▶ What this task involves:
Below is a listing. Return the lines from the one that contains "Output the Python" to the one that contains "y in years)", both ends included, verbatim and with no pictures.

▶ Source code of charts:
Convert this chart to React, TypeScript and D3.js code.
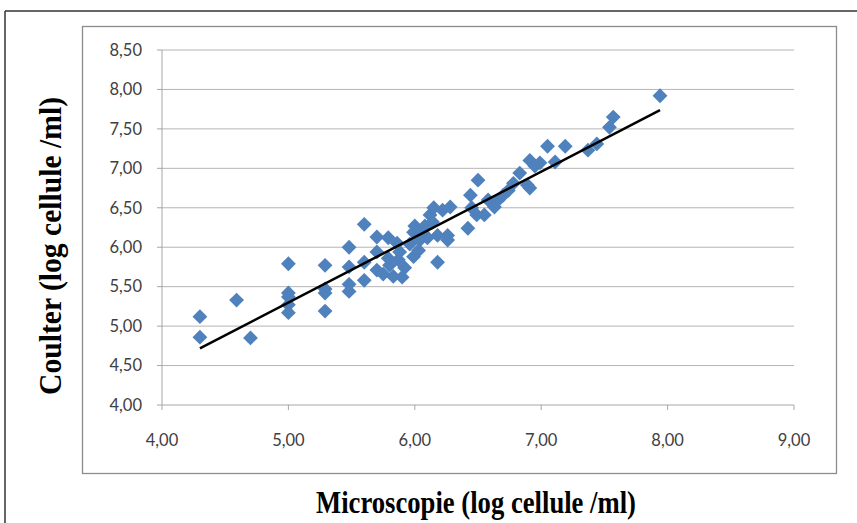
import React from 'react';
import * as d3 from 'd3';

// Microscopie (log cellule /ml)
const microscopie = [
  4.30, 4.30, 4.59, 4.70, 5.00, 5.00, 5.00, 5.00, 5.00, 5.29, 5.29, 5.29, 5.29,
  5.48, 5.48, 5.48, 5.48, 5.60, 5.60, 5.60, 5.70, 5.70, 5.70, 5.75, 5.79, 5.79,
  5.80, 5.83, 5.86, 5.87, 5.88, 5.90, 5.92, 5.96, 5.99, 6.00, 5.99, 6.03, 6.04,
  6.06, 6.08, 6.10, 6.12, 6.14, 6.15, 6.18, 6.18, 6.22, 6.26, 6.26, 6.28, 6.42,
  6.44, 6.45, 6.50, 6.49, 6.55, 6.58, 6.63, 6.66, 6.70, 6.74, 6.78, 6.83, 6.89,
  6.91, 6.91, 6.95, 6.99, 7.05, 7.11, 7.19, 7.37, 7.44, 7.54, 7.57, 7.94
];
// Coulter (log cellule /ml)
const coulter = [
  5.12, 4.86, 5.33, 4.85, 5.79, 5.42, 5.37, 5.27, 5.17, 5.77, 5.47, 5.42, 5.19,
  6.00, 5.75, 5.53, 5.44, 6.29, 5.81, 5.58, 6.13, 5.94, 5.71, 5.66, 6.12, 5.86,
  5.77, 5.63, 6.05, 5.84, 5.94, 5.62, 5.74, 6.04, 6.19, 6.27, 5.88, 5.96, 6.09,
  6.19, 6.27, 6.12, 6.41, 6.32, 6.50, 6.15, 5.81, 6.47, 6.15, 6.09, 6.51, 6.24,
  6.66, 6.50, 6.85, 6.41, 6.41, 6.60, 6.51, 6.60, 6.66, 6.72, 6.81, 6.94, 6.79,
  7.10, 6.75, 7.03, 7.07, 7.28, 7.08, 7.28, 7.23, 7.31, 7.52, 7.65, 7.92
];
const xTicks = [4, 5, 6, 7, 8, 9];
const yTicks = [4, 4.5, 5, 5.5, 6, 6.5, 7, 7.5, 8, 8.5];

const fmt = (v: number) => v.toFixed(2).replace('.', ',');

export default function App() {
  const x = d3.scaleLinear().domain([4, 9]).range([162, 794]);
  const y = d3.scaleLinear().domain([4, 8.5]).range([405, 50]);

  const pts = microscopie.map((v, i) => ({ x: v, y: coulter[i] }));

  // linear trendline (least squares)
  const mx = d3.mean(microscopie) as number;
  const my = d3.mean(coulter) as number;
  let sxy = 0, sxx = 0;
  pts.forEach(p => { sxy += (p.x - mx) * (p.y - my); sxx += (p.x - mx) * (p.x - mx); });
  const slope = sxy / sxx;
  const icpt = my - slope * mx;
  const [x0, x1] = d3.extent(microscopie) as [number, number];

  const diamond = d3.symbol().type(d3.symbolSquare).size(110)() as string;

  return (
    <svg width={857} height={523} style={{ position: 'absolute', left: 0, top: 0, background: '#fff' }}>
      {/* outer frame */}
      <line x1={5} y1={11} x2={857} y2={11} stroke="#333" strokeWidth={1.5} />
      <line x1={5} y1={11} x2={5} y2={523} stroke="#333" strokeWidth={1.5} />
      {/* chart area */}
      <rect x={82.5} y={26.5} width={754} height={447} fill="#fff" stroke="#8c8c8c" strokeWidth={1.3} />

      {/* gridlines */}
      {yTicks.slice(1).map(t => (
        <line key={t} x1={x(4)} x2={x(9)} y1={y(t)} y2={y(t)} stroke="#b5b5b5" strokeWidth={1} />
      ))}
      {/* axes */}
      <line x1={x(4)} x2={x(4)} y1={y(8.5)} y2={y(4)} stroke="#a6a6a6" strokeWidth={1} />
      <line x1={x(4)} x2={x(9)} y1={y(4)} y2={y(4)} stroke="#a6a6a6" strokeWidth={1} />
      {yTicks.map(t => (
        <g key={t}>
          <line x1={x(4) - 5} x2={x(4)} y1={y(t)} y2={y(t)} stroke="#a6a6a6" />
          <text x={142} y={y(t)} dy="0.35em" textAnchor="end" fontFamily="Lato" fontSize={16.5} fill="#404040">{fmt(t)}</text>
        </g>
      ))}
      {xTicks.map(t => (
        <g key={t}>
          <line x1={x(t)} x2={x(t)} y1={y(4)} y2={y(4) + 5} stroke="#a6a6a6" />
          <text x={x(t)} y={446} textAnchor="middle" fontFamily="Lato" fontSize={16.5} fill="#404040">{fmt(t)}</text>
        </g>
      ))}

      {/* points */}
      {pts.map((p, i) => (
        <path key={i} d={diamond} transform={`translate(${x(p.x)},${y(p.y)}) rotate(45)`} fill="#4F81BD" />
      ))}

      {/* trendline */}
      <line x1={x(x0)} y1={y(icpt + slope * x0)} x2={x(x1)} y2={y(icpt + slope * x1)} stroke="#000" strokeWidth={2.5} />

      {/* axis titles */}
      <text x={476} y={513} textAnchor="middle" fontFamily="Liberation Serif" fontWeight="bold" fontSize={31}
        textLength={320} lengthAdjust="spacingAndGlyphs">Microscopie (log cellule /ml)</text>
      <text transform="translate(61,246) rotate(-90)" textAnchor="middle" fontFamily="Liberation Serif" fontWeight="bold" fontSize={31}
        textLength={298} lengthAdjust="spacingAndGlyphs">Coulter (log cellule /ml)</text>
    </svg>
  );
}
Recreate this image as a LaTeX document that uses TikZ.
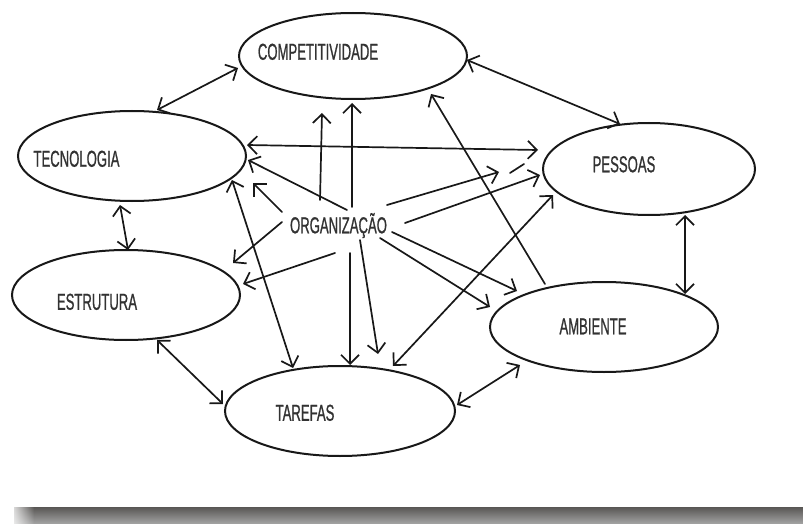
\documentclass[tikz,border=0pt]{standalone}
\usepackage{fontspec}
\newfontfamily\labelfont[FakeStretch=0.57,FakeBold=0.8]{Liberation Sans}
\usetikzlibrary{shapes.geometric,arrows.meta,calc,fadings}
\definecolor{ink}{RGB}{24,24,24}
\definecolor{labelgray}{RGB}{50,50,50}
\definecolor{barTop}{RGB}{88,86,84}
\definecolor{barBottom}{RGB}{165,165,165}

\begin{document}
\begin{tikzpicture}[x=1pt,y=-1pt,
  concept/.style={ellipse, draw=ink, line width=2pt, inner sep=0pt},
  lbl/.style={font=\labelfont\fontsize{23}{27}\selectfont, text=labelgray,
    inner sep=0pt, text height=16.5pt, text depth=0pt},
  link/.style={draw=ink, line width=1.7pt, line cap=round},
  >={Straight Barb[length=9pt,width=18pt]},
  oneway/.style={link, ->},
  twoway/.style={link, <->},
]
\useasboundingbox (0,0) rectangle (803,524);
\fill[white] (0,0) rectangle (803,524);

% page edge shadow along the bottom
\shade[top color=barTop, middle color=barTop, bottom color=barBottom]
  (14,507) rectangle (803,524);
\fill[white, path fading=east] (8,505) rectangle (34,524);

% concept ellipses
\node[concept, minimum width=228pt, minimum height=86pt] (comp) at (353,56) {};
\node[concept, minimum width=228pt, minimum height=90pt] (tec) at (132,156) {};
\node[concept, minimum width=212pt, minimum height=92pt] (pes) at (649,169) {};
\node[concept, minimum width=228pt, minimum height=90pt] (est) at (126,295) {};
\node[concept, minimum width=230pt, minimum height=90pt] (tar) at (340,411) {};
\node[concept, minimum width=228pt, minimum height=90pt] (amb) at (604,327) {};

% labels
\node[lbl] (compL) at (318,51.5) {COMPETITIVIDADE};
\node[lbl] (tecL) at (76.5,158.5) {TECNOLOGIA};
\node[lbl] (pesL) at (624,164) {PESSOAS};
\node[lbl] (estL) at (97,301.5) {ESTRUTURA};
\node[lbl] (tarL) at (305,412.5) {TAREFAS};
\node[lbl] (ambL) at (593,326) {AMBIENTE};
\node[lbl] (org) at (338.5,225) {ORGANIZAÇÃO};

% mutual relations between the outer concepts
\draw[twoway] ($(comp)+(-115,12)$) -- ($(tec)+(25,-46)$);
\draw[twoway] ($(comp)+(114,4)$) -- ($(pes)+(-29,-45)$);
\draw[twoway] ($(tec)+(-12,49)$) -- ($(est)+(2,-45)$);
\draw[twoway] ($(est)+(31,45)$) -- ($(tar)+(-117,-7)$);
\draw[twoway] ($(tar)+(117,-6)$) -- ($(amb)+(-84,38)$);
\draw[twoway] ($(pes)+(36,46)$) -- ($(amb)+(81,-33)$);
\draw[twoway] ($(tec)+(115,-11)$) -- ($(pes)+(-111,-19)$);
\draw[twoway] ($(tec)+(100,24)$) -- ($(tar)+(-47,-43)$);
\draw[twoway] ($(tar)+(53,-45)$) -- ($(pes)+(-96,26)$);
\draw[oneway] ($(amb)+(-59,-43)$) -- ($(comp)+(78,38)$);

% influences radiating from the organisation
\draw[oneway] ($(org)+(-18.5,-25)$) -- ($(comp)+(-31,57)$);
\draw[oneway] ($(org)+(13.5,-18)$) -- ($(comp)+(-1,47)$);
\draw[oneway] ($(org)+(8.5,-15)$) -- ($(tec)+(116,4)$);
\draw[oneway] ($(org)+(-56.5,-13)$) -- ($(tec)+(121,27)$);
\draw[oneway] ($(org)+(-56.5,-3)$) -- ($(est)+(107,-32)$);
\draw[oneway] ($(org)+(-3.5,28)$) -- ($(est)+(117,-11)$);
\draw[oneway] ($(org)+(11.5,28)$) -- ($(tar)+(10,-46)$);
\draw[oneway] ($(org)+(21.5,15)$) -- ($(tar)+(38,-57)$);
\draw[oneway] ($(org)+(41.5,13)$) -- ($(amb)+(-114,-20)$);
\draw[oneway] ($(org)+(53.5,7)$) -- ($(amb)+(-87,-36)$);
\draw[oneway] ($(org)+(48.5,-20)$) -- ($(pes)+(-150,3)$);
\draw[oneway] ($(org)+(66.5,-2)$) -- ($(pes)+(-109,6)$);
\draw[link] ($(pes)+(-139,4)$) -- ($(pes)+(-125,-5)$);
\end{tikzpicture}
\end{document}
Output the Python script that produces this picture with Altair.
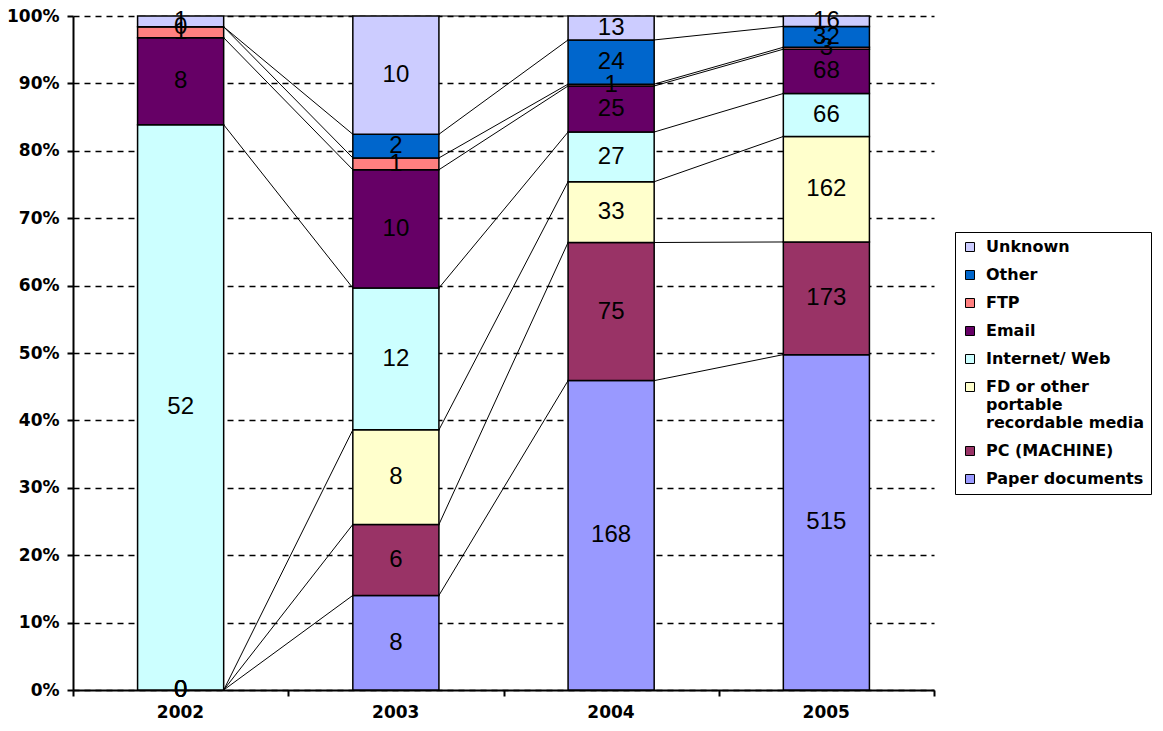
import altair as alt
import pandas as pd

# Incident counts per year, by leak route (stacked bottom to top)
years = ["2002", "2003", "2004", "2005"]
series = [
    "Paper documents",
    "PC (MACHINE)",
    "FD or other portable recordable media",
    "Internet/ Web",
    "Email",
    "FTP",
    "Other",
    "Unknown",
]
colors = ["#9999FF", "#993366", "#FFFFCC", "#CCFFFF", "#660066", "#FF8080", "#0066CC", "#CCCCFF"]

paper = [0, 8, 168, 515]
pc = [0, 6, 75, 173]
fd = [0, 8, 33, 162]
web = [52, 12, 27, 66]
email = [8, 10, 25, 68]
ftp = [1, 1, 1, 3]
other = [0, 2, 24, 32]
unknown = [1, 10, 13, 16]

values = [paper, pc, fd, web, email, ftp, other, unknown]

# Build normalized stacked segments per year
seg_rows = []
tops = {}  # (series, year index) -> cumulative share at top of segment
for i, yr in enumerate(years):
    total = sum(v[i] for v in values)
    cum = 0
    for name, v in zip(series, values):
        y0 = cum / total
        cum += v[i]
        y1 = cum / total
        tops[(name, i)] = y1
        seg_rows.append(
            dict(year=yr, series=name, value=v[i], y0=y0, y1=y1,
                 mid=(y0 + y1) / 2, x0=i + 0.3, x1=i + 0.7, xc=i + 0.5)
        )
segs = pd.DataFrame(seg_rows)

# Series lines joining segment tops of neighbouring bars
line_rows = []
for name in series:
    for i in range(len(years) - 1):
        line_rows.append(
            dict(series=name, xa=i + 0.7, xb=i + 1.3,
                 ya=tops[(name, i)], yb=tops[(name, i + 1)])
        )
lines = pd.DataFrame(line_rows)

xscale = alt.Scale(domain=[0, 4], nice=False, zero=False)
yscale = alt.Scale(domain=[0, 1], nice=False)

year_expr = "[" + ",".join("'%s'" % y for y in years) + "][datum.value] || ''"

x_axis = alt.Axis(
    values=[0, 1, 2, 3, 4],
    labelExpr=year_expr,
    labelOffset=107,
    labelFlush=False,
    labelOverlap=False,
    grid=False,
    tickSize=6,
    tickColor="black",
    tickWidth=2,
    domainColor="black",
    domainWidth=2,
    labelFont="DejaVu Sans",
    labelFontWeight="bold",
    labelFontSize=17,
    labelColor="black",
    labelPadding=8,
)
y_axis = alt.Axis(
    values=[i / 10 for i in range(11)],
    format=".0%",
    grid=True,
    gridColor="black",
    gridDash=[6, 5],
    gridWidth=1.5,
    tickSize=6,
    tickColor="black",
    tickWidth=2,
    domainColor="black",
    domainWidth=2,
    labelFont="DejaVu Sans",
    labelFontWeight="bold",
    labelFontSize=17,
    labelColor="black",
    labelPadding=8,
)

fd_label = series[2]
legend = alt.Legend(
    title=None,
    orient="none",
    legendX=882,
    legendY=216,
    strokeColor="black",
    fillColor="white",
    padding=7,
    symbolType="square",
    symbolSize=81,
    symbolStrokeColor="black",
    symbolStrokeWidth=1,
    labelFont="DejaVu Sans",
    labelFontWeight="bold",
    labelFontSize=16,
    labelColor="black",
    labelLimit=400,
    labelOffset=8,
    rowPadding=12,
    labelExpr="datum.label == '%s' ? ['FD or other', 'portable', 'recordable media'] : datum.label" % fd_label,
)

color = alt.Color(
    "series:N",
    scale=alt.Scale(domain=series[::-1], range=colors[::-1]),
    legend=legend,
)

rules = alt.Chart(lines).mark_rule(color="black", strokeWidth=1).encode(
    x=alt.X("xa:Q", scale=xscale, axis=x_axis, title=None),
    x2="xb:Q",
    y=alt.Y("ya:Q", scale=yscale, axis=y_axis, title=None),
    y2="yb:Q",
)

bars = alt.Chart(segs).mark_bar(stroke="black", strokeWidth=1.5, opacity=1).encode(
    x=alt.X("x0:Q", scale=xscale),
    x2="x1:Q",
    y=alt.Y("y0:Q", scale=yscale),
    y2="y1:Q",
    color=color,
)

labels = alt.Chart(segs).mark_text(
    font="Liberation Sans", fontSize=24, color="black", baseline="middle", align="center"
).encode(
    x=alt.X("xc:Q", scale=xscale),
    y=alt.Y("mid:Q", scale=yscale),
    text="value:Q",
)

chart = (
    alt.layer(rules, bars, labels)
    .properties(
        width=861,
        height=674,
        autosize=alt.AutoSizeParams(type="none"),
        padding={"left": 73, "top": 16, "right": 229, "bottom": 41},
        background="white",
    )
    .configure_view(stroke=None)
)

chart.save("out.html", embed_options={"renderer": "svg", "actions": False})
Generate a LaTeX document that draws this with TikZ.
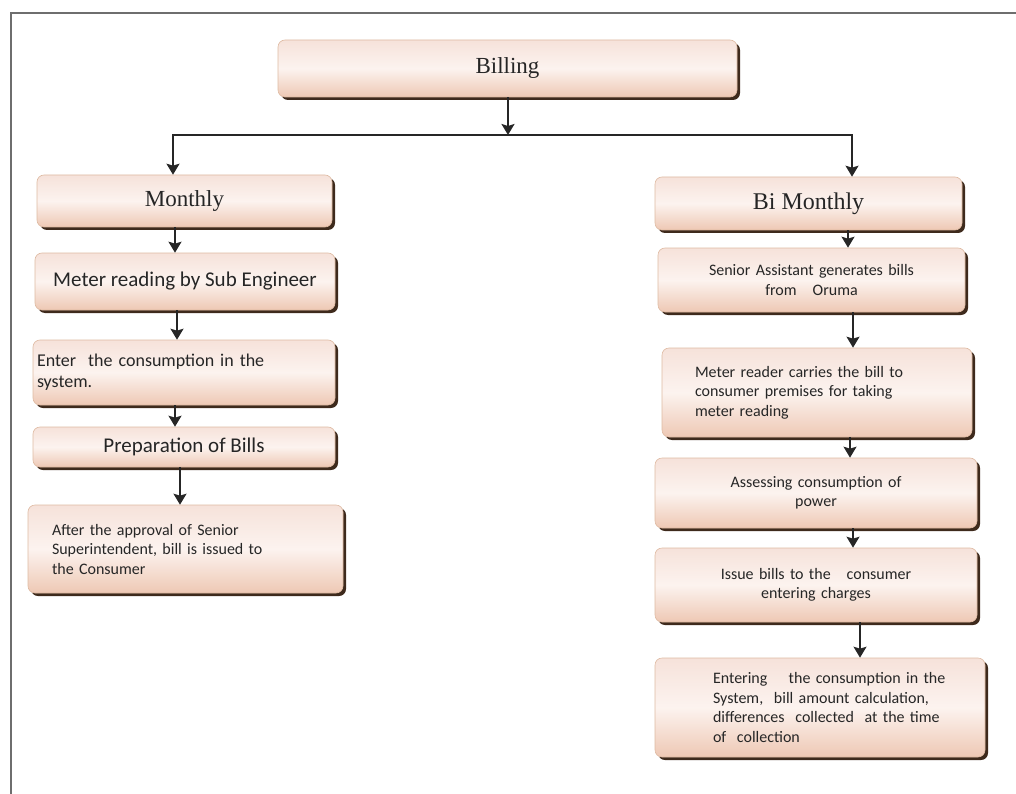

▶ Task solution:
Output the Python script that produces this picture with Altair.
import altair as alt
import pandas as pd

# Incident counts per year, by leak route (stacked bottom to top)
years = ["2002", "2003", "2004", "2005"]
series = [
    "Paper documents",
    "PC (MACHINE)",
    "FD or other portable recordable media",
    "Internet/ Web",
    "Email",
    "FTP",
    "Other",
    "Unknown",
]
colors = ["#9999FF", "#993366", "#FFFFCC", "#CCFFFF", "#660066", "#FF8080", "#0066CC", "#CCCCFF"]

paper = [0, 8, 168, 515]
pc = [0, 6, 75, 173]
fd = [0, 8, 33, 162]
web = [52, 12, 27, 66]
email = [8, 10, 25, 68]
ftp = [1, 1, 1, 3]
other = [0, 2, 24, 32]
unknown = [1, 10, 13, 16]

values = [paper, pc, fd, web, email, ftp, other, unknown]

# Build normalized stacked segments per year
seg_rows = []
tops = {}  # (series, year index) -> cumulative share at top of segment
for i, yr in enumerate(years):
    total = sum(v[i] for v in values)
    cum = 0
    for name, v in zip(series, values):
        y0 = cum / total
        cum += v[i]
        y1 = cum / total
        tops[(name, i)] = y1
        seg_rows.append(
            dict(year=yr, series=name, value=v[i], y0=y0, y1=y1,
                 mid=(y0 + y1) / 2, x0=i + 0.3, x1=i + 0.7, xc=i + 0.5)
        )
segs = pd.DataFrame(seg_rows)

# Series lines joining segment tops of neighbouring bars
line_rows = []
for name in series:
    for i in range(len(years) - 1):
        line_rows.append(
            dict(series=name, xa=i + 0.7, xb=i + 1.3,
                 ya=tops[(name, i)], yb=tops[(name, i + 1)])
        )
lines = pd.DataFrame(line_rows)

xscale = alt.Scale(domain=[0, 4], nice=False, zero=False)
yscale = alt.Scale(domain=[0, 1], nice=False)

year_expr = "[" + ",".join("'%s'" % y for y in years) + "][datum.value] || ''"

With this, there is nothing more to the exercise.